▶ SHORT PROBLEM:
Please print all of the material below, word for word.

▶ DATASET SECTION:
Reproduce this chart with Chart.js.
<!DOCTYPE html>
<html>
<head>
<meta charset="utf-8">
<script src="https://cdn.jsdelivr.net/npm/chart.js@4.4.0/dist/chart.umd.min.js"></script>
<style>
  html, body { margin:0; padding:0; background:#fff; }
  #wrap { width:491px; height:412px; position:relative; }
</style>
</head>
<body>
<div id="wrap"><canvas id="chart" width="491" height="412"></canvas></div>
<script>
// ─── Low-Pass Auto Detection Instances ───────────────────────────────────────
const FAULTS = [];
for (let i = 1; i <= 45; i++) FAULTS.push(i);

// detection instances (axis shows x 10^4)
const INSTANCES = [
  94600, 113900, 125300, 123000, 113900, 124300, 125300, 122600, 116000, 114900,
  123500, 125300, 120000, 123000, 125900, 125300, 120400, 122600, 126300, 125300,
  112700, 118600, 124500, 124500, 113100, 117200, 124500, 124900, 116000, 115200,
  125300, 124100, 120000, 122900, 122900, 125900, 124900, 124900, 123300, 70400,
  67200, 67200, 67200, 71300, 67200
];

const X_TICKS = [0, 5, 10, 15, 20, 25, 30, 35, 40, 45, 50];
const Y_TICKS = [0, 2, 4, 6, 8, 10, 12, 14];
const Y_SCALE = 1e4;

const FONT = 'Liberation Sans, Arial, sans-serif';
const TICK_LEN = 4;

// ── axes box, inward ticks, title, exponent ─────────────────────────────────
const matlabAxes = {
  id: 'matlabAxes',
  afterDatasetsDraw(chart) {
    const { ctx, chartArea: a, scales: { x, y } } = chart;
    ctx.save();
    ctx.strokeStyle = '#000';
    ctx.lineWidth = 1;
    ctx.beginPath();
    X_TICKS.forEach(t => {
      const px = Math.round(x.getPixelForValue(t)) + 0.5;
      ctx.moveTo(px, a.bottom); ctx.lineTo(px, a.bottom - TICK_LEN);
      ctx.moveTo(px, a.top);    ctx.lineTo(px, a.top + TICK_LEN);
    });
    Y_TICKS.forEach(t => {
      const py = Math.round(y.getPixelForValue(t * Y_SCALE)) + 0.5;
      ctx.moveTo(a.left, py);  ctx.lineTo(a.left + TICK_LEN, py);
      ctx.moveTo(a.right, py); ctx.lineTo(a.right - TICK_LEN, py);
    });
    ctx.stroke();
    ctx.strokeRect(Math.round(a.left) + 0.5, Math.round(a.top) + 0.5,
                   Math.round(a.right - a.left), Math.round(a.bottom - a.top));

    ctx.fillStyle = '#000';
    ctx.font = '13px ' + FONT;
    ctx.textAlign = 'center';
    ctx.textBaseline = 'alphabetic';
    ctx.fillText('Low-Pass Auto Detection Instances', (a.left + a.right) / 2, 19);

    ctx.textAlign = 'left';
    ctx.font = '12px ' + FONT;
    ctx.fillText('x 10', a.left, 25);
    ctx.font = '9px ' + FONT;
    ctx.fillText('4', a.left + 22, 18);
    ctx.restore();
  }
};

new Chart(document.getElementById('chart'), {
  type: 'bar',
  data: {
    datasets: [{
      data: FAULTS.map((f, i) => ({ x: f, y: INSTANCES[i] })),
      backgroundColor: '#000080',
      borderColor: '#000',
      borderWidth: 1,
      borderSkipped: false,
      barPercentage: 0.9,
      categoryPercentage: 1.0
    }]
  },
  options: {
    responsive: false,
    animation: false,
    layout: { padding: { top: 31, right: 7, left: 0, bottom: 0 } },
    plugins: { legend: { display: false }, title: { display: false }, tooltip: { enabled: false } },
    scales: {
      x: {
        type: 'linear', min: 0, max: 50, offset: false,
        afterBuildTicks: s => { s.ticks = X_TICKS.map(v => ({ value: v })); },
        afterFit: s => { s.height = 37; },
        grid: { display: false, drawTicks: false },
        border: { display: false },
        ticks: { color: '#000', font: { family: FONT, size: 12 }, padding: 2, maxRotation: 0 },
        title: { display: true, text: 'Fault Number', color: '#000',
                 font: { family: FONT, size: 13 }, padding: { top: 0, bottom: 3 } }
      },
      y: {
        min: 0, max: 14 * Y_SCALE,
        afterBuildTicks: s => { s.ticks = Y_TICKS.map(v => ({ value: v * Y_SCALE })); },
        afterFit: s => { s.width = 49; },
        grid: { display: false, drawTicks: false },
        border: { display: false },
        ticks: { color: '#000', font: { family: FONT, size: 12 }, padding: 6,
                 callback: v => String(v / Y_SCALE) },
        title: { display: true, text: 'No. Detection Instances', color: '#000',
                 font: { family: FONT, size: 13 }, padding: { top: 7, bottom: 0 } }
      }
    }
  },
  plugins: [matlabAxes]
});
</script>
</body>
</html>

▶ TASK OUTPUT:
Reproduce this chart with Chart.js.
<!DOCTYPE html>
<html>
<head>
<meta charset="utf-8">
<script src="https://cdn.jsdelivr.net/npm/chart.js@4.4.0/dist/chart.umd.min.js"></script>
<style>
  html, body { margin:0; padding:0; background:#fff; }
  #wrap { width:491px; height:412px; position:relative; }
</style>
</head>
<body>
<div id="wrap"><canvas id="chart" width="491" height="412"></canvas></div>
<script>
// ─── Low-Pass Auto Detection Instances ───────────────────────────────────────
const FAULTS = [];
for (let i = 1; i <= 45; i++) FAULTS.push(i);

// detection instances (axis shows x 10^4)
const INSTANCES = [
  94600, 113900, 125300, 123000, 113900, 124300, 125300, 122600, 116000, 114900,
  123500, 125300, 120000, 123000, 125900, 125300, 120400, 122600, 126300, 125300,
  112700, 118600, 124500, 124500, 113100, 117200, 124500, 124900, 116000, 115200,
  125300, 124100, 120000, 122900, 122900, 125900, 124900, 124900, 123300, 70400,
  67200, 67200, 67200, 71300, 67200
];

const X_TICKS = [0, 5, 10, 15, 20, 25, 30, 35, 40, 45, 50];
const Y_TICKS = [0, 2, 4, 6, 8, 10, 12, 14];
const Y_SCALE = 1e4;

const FONT = 'Liberation Sans, Arial, sans-serif';
const TICK_LEN = 4;

// ── axes box, inward ticks, title, exponent ─────────────────────────────────
const matlabAxes = {
  id: 'matlabAxes',
  afterDatasetsDraw(chart) {
    const { ctx, chartArea: a, scales: { x, y } } = chart;
    ctx.save();
    ctx.strokeStyle = '#000';
    ctx.lineWidth = 1;
    ctx.beginPath();
    X_TICKS.forEach(t => {
      const px = Math.round(x.getPixelForValue(t)) + 0.5;
      ctx.moveTo(px, a.bottom); ctx.lineTo(px, a.bottom - TICK_LEN);
      ctx.moveTo(px, a.top);    ctx.lineTo(px, a.top + TICK_LEN);
    });
    Y_TICKS.forEach(t => {
      const py = Math.round(y.getPixelForValue(t * Y_SCALE)) + 0.5;
      ctx.moveTo(a.left, py);  ctx.lineTo(a.left + TICK_LEN, py);
      ctx.moveTo(a.right, py); ctx.lineTo(a.right - TICK_LEN, py);
    });
    ctx.stroke();
    ctx.strokeRect(Math.round(a.left) + 0.5, Math.round(a.top) + 0.5,
                   Math.round(a.right - a.left), Math.round(a.bottom - a.top));

    ctx.fillStyle = '#000';
    ctx.font = '13px ' + FONT;
    ctx.textAlign = 'center';
    ctx.textBaseline = 'alphabetic';
    ctx.fillText('Low-Pass Auto Detection Instances', (a.left + a.right) / 2, 19);

    ctx.textAlign = 'left';
    ctx.font = '12px ' + FONT;
    ctx.fillText('x 10', a.left, 25);
    ctx.font = '9px ' + FONT;
    ctx.fillText('4', a.left + 22, 18);
    ctx.restore();
  }
};

new Chart(document.getElementById('chart'), {
  type: 'bar',
  data: {
    datasets: [{
      data: FAULTS.map((f, i) => ({ x: f, y: INSTANCES[i] })),
      backgroundColor: '#000080',
      borderColor: '#000',
      borderWidth: 1,
      borderSkipped: false,
      barPercentage: 0.9,
      categoryPercentage: 1.0
    }]
  },
  options: {
    responsive: false,
    animation: false,
    layout: { padding: { top: 31, right: 7, left: 0, bottom: 0 } },
    plugins: { legend: { display: false }, title: { display: false }, tooltip: { enabled: false } },
    scales: {
      x: {
        type: 'linear', min: 0, max: 50, offset: false,
        afterBuildTicks: s => { s.ticks = X_TICKS.map(v => ({ value: v })); },
        afterFit: s => { s.height = 37; },
        grid: { display: false, drawTicks: false },
        border: { display: false },
        ticks: { color: '#000', font: { family: FONT, size: 12 }, padding: 2, maxRotation: 0 },
        title: { display: true, text: 'Fault Number', color: '#000',
                 font: { family: FONT, size: 13 }, padding: { top: 0, bottom: 3 } }
      },
      y: {
        min: 0, max: 14 * Y_SCALE,
        afterBuildTicks: s => { s.ticks = Y_TICKS.map(v => ({ value: v * Y_SCALE })); },
        afterFit: s => { s.width = 49; },
        grid: { display: false, drawTicks: false },
        border: { display: false },
        ticks: { color: '#000', font: { family: FONT, size: 12 }, padding: 6,
                 callback: v => String(v / Y_SCALE) },
        title: { display: true, text: 'No. Detection Instances', color: '#000',
                 font: { family: FONT, size: 13 }, padding: { top: 7, bottom: 0 } }
      }
    }
  },
  plugins: [matlabAxes]
});
</script>
</body>
</html>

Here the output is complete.